By this time two more firemen had joined them at the hole.
“It’ll be okay,” said Devlin. “What do I call him?”
“Doctor Hawkes,” said Stella.
“Doctor?”
“He’s an MD,” she said.
“Check,” said Devlin, motioning the other two firemen back. He leaned over near the hole and said, “Doctor Hawkes, we’ll rig something up. Don’t try to climb up and don’t touch that wooden beam to your left.”
“Right,” said Hawkes. “How long will this take?”
“Not sure,” said Devlin. “We can’t move too quickly. Anything we can do for you?”
“Stop the rain,” Hawkes said. “I’m up to my ankles in water and it’s rising.”
“How fast?” asked Devlin.
“Not sure. I’m not worried about myself.”

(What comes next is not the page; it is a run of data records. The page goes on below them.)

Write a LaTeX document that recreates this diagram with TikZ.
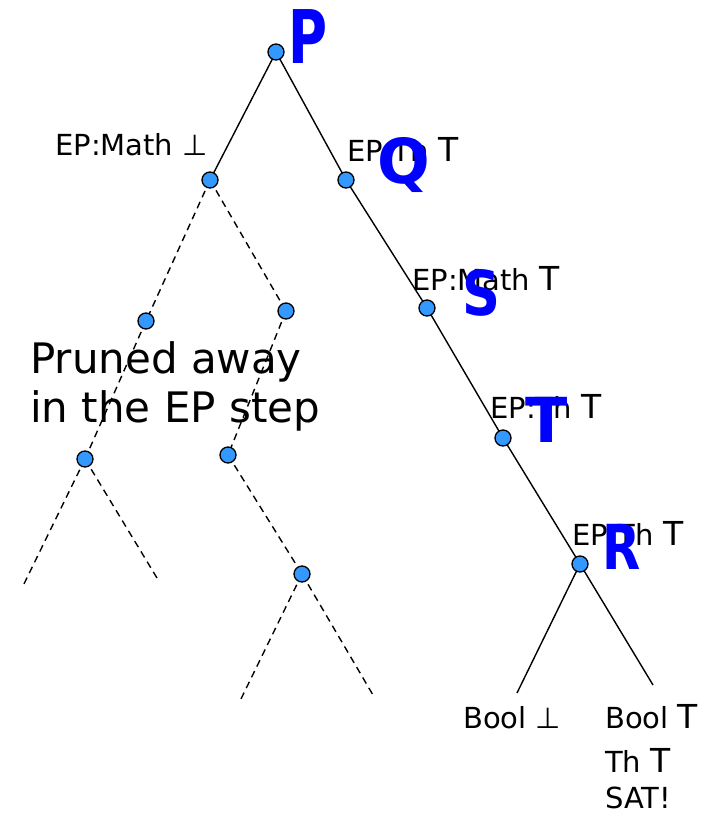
\documentclass[tikz,border=0pt]{standalone}
\usepackage{fontspec}
\setmainfont{DejaVu Sans}
\definecolor{nodeblue}{RGB}{51,153,255}
\definecolor{letterblue}{RGB}{0,0,255}
\newcommand{\tp}{{\fontsize{33}{33}\selectfont T}}
\begin{document}
\begin{tikzpicture}[x=1pt,y=-1pt,
  vert/.style={circle,draw=black,fill=nodeblue,line width=1.3pt,inner sep=0pt,minimum size=16pt},
  solidedge/.style={line width=1.4pt},
  dashedge/.style={line width=1.4pt,dash pattern=on 7pt off 5pt},
  lbl/.style={inner sep=0pt,font=\fontsize{29}{31}\selectfont},
  big/.style={inner sep=0pt,font=\fontsize{42}{46}\selectfont},
  tag/.style={inner sep=0pt,text=letterblue,font=\bfseries\fontsize{62}{62}\selectfont}]
\useasboundingbox (0,0) rectangle (709,819);
% coordinates for nodes
\coordinate (cP) at (276,52);
\coordinate (cA) at (210,180);
\coordinate (cQ) at (346,180);
\coordinate (cS) at (427,308);
\coordinate (cT) at (503,438);
\coordinate (cR) at (580,564);
\coordinate (cB) at (146,321);
\coordinate (cC) at (286,311);
\coordinate (cD) at (85,459);
\coordinate (cE) at (228,455);
\coordinate (cF) at (302,574);
\coordinate (eD1) at (22,588);
\coordinate (eD2) at (157,578);
\coordinate (eF1) at (239,703);
\coordinate (eF2) at (373,695);
\coordinate (eR1) at (517,693);
\coordinate (eR2) at (653,685);
% edges
\draw[solidedge] (cP) -- (cA);
\draw[solidedge] (cP) -- (cQ) -- (cS) -- (cT) -- (cR);
\draw[solidedge] (cR) -- (eR1);
\draw[solidedge] (cR) -- (eR2);
\draw[dashedge] (cA) -- (cB);
\draw[dashedge] (cA) -- (cC);
\draw[dashedge] (cB) -- (cD);
\draw[dashedge] (cD) -- (eD1);
\draw[dashedge] (cD) -- (eD2);
\draw[dashedge] (cC) -- (cE);
\draw[dashedge] (cE) -- (cF);
\draw[dashedge] (cF) -- (eF1);
\draw[dashedge] (cF) -- (eF2);
% nodes
\foreach \n in {P,A,Q,S,T,R,B,C,D,E,F} \node[vert] (n\n) at (c\n) {};
% labels
\node[lbl,anchor=base east] (lA) at (208,155) {EP:Math ⊥};
\node[lbl,anchor=base west] (lQ) at (347,161) {EP:Th \tp};
\node[lbl,anchor=base west] (lS) at (412,290) {EP:Math \tp};
\node[lbl,anchor=base west] (lT) at (490,418) {EP:Th \tp};
\node[lbl,anchor=base west] (lR) at (572,545) {EP:Th \tp};
\node[lbl,anchor=base west] (b1) at (463,728) {Bool ⊥};
\node[lbl,anchor=base west] (b2) at (605,728) {Bool \tp};
\node[lbl,anchor=base west] (b3) at (605,772) {Th \tp};
\node[lbl,anchor=base west] (b4) at (605,808) {SAT!};
\node[big,anchor=base west] (p1) at (30,373) {Pruned away};
\node[big,anchor=base west] (p2) at (30,422) {in the EP step};
% blue letters
\node[tag,font=\bfseries\fontsize{74}{74}\selectfont] (tP) at (308,37) {\scalebox{0.72}[1]{P}};
\node[tag] (tQ) at (404,165) {Q};
\node[tag] (tS) at (481,293) {\scalebox{0.85}[1]{S}};
\node[tag] (tT) at (547,420) {T};
\node[tag] (tR) at (622,547) {\scalebox{0.8}[1]{R}};
\end{tikzpicture}
\end{document}
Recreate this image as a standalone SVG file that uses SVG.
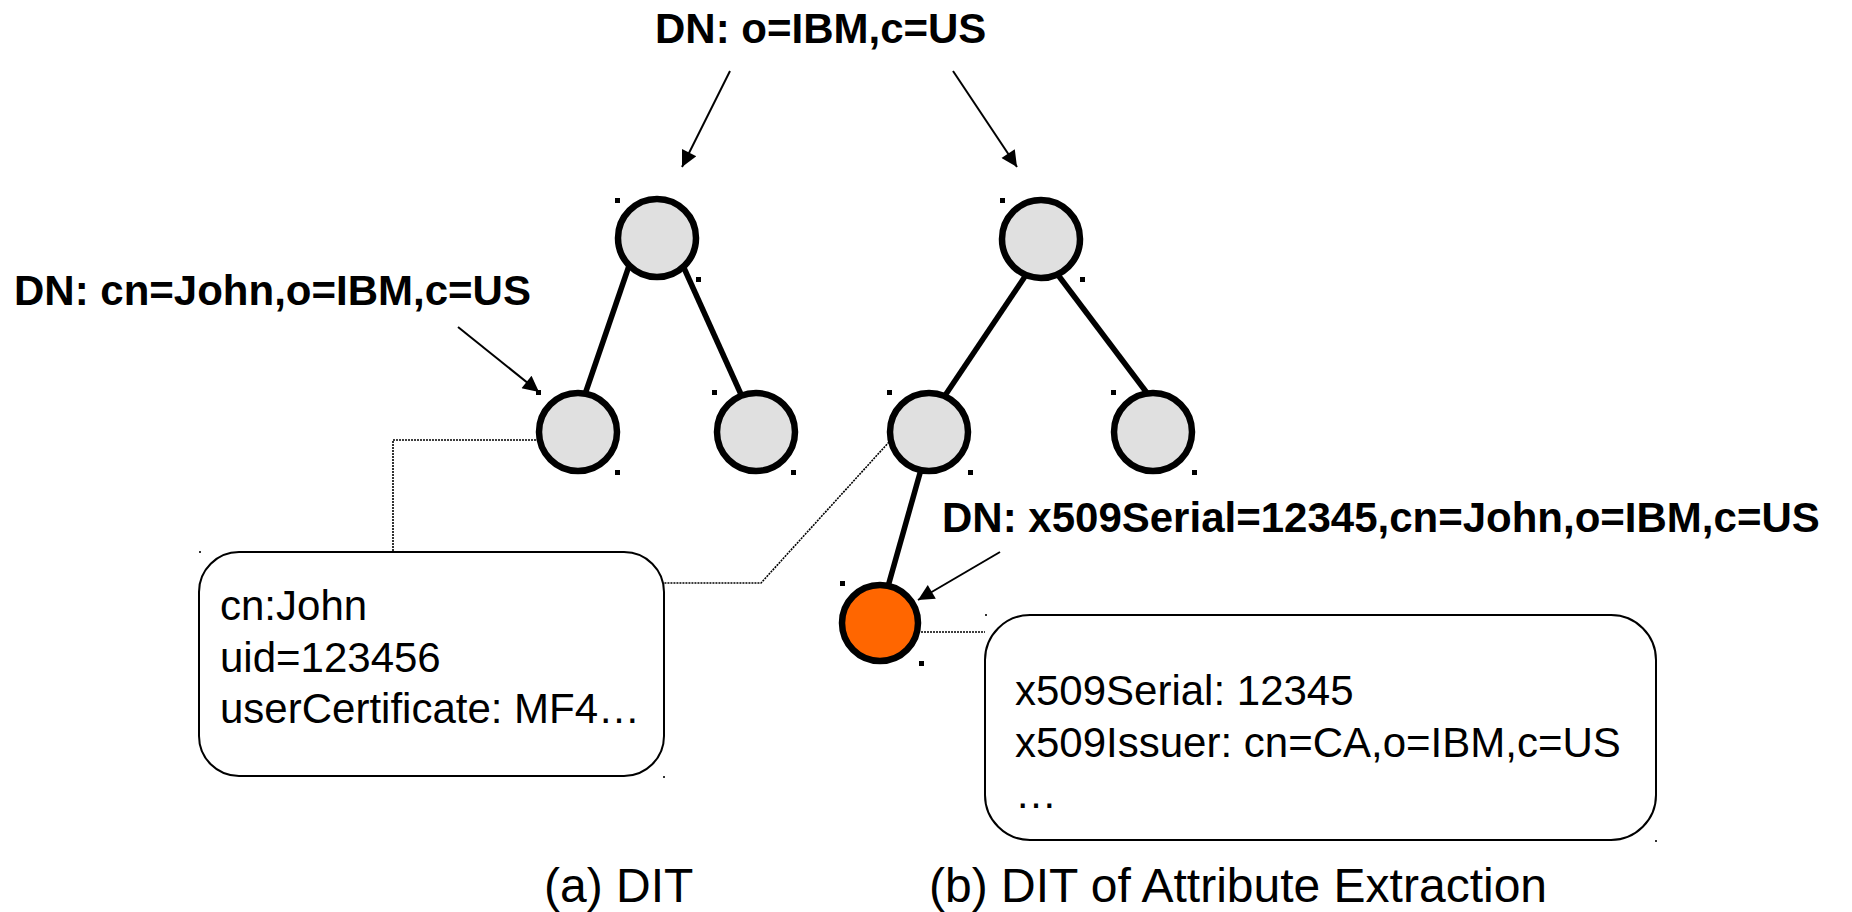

“What do you mean?” Stella called.
“I’m not alone,” yelled Hawkes. “There’s a man trapped down here, with one of his legs pinned down by that beam.”
“Alive?” asked Stella.
“Alive.”
“Is he on his stomach or back?”
“His back.”
“The water?” asked Stella.
“To his armpits,” said Hawkes.
Something shifted in t
he debris. Across from Stella and Devlin a small avalanche of rubble rumbled down the hole. It drummed against the concrete basement floor.
“Hawkes, you all right?” Stella yelled.
“I am. He isn’t.”
“You have your kit?”
“I don’t…yes. There it is.”
Behind Stella, Devlin was giving orders to the other two firemen.
“Can he talk?” asked Stella.
Muffled sounds from below. A crack of thunder from the east.
The two firemen hurried away, moving toward their truck parked on Catherine.
“He can talk,” said Hawkes.
Hawkes shined his flashlight on the face of the trapped man. He was white, probably in his late forties, lean, salt-and-pepper hair, military cut. He was wearing a leather jacket, now torn at the sleeve, and a drenched green turtleneck shirt.
“You all right?” Hawkes asked the man.
“Couldn’t be better,” said the man with a pained grin and a slight accent Hawkes couldn’t quite place. “Legs pinned down, water rising, world about to come down on my head. Who could ask for more?”
“I’m a doctor,” said Hawkes, gently touching the man’s ribs and arms, and then his pinioned ankle. “Anything feel broken?”
“Ankle, maybe.”
“You’ve got a few lacerations and bruises, nothing serious. Did you hit your head?”
“No, I always talk this way,” the man said. “Name is Connor Custus. Easy to remember. Hard to forget.”
He held out his right hand. Hawkes took it. The two end fingers were missing. Hawkes could feel the rough calluses on the man’s palm.
“Scottish?” asked Hawkes.
“Australian,” said Custus. “I guess I really know the meaning of being down under now.”
“We’ll get out. FDNY is working on it.” Hawkes reached for his kit and opened it.
“How’s a doctor happen to be at the scene of an explosion?”
“Crime Scene Investigation,” said Hawkes, carefully touching the man’s trapped right ankle, which was almost covered by water.
Custus winced and bit his lower lip.
Hawkes tried the other ankle. No reaction.
“Right one broken?” asked Custus.
“Yes,” said Hawkes.
“Can you set it?”
“I’d rather get you out of here first.”
“The precarious state of this dungeon might make timely escape unlikely,” said Custus. “Edmond Dantès had more to work with than we have and he had the use of both legs and no rising water.”